In 1852 Te Kawau was made assessor for settling disputes between Māori in the Auckland district; the government subsequently awarded him a pension of £50 a year. By then his initial willingness to sell land had given way to caution. From at least the early 1850s he spoke out publicly against land sales, and in 1853 asked Governor George Grey to help ensure Ngāti Whātua ownership of Ōrākei, but further land was lost from the Ōrākei block. The song that Te Kawau composed to farewell Grey may be taken as referring to his fear of losing the Ōrākei land.

The clouds in yonder horizon
Across the sea, are playing with
the winds, whilst I am here
Yearning and weeping for my son –
Ah! he's more than a son to me;
he's my heart's blood.

In 1868 Te Kawau obtained from the Native Land Court a certificate of title to 700 acres at Ōrākei, the last Ngāti Whātua land in the area.

Te Kawau died at Ōngārahu, Kaipara, in mid November 1869. He was survived by his son, Te Hira Te Kawau; and by his daughter, Hera Whakamana, from whom are descended many Ngāti Whātua people. Te Kawau is buried at Kaipara.


Links and sources

Bibliography

    Orange, C. The Treaty of Waitangi. Wellington, 1987

    Smith, S. P. Maori wars of the nineteenth century. 2nd and enl. ed.
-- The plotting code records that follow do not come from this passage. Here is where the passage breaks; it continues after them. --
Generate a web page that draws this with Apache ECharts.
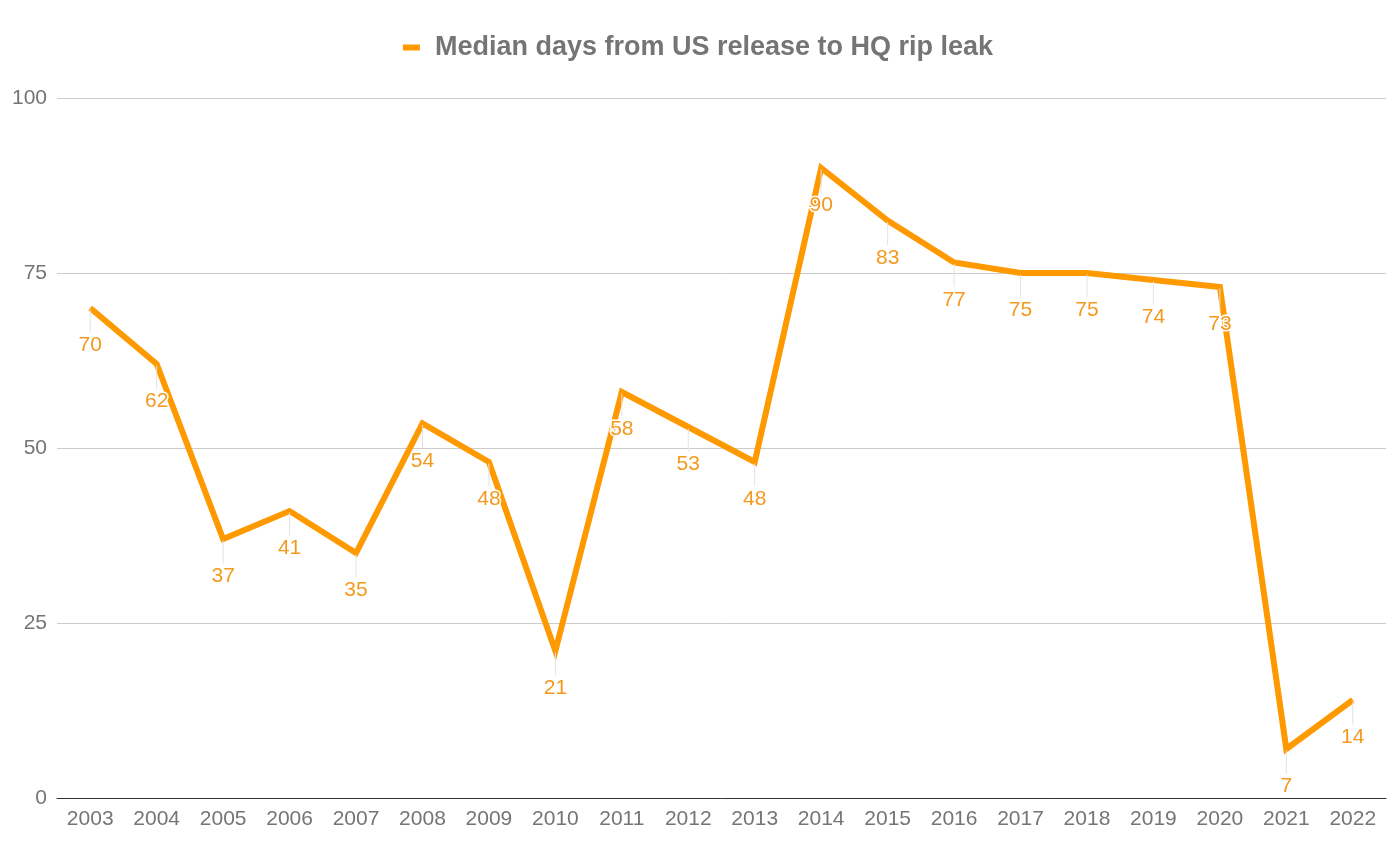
<!DOCTYPE html>
<html>
<head>
<meta charset="utf-8">
<script src="https://cdn.jsdelivr.net/npm/echarts@6/dist/echarts.min.js"></script>
<style>
html,body{margin:0;padding:0;background:#fff;}
#chart{width:1396px;height:849px;}
</style>
</head>
<body>
<div id="chart"></div>
<script>
var seriesName = 'Median days from US release to HQ rip leak';
var years = ['2003','2004','2005','2006','2007','2008','2009','2010','2011','2012','2013','2014','2015','2016','2017','2018','2019','2020','2021','2022'];
var medianDays = [70, 62, 37, 41, 35, 53.5, 48, 21, 58, 53, 48, 90, 82.5, 76.5, 75, 75, 74, 73, 7, 14];
var yTicks = {min: 0, max: 100, interval: 25};

var ORANGE = '#FF9900';
var GRAY = '#757575';
var FONT = '"Liberation Sans", Arial, sans-serif';

var chart = echarts.init(document.getElementById('chart'));
chart.setOption({
  animation: false,
  backgroundColor: '#fff',
  textStyle: {fontFamily: FONT},
  legend: {
    top: 29,
    left: 'center',
    icon: 'rect',
    itemWidth: 17,
    itemHeight: 6,
    textStyle: {fontSize: 27, fontWeight: 'bold', color: GRAY, fontFamily: FONT, padding: [0, 0, 0, 10]},
    data: [seriesName]
  },
  grid: {left: 57, right: 10, top: 98, bottom: 51, containLabel: false},
  xAxis: {
    type: 'category',
    data: years,
    boundaryGap: true,
    axisLine: {show: true, lineStyle: {color: '#333', width: 1}},
    axisTick: {show: false},
    axisLabel: {color: GRAY, fontSize: 21, margin: 11, fontFamily: FONT, interval: 0}
  },
  yAxis: {
    type: 'value',
    min: yTicks.min,
    max: yTicks.max,
    interval: yTicks.interval,
    axisLine: {show: false},
    axisTick: {show: false},
    splitLine: {lineStyle: {color: '#cccccc', width: 1}},
    axisLabel: {color: GRAY, fontSize: 21, margin: 10, fontFamily: FONT}
  },
  series: [{
    name: seriesName,
    type: 'line',
    data: medianDays,
    symbol: 'circle',
    symbolSize: 1,
    showSymbol: true,
    lineStyle: {color: ORANGE, width: 6, join: 'miter'},
    itemStyle: {color: ORANGE},
    z: 2,
    label: {
      show: true,
      position: 'bottom',
      distance: 1,
      formatter: function (p) { return '{l| }\n{v|' + Math.round(p.value) + '}'; },
      rich: {
        l: {width: 1, height: 23, backgroundColor: '#e3e3e3', fontSize: 1, lineHeight: 23},
        v: {fontSize: 21, lineHeight: 26, color: '#F39A1E', fontFamily: FONT, textBorderColor: '#fff', textBorderWidth: 3}
      }
    }
  }]
});
</script>
</body>
</html>
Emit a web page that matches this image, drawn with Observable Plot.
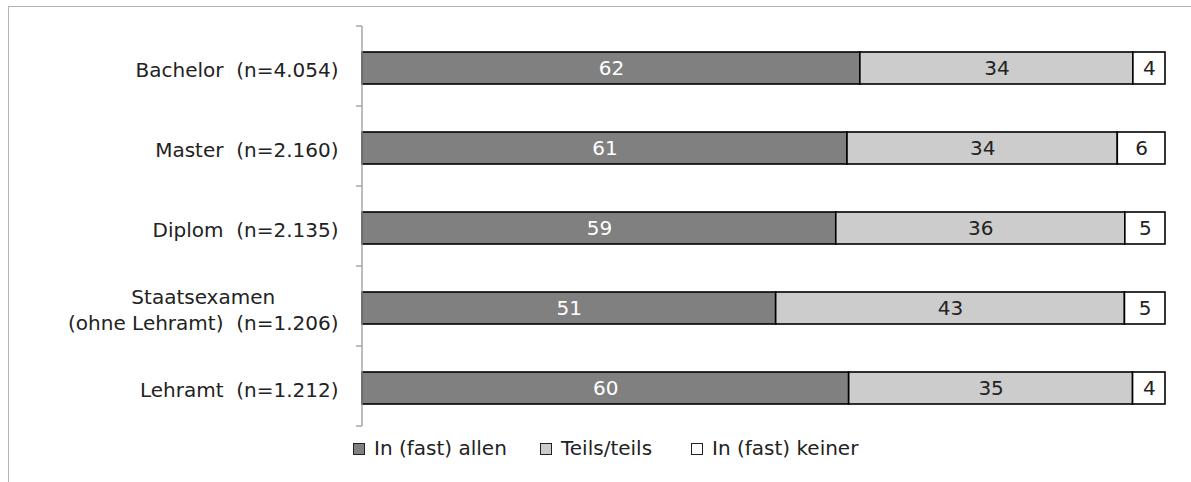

Christchurch, 1910

    Waitangi Tribunal. Report of the Waitangi Tribunal on the Orakei claim. Wellington, 1987


How to cite this page:

Ani Pihema, Ruby Kerei and Steven Oliver. 'Te Kawau, Āpihai', Dictionary of New Zealand Biography, first published in 1990. Te Ara - the Encyclopedia of New Zealand, https://teara.govt.nz/en/biographies/1t42/te-kawau-apihai (accessed 29 March 2024)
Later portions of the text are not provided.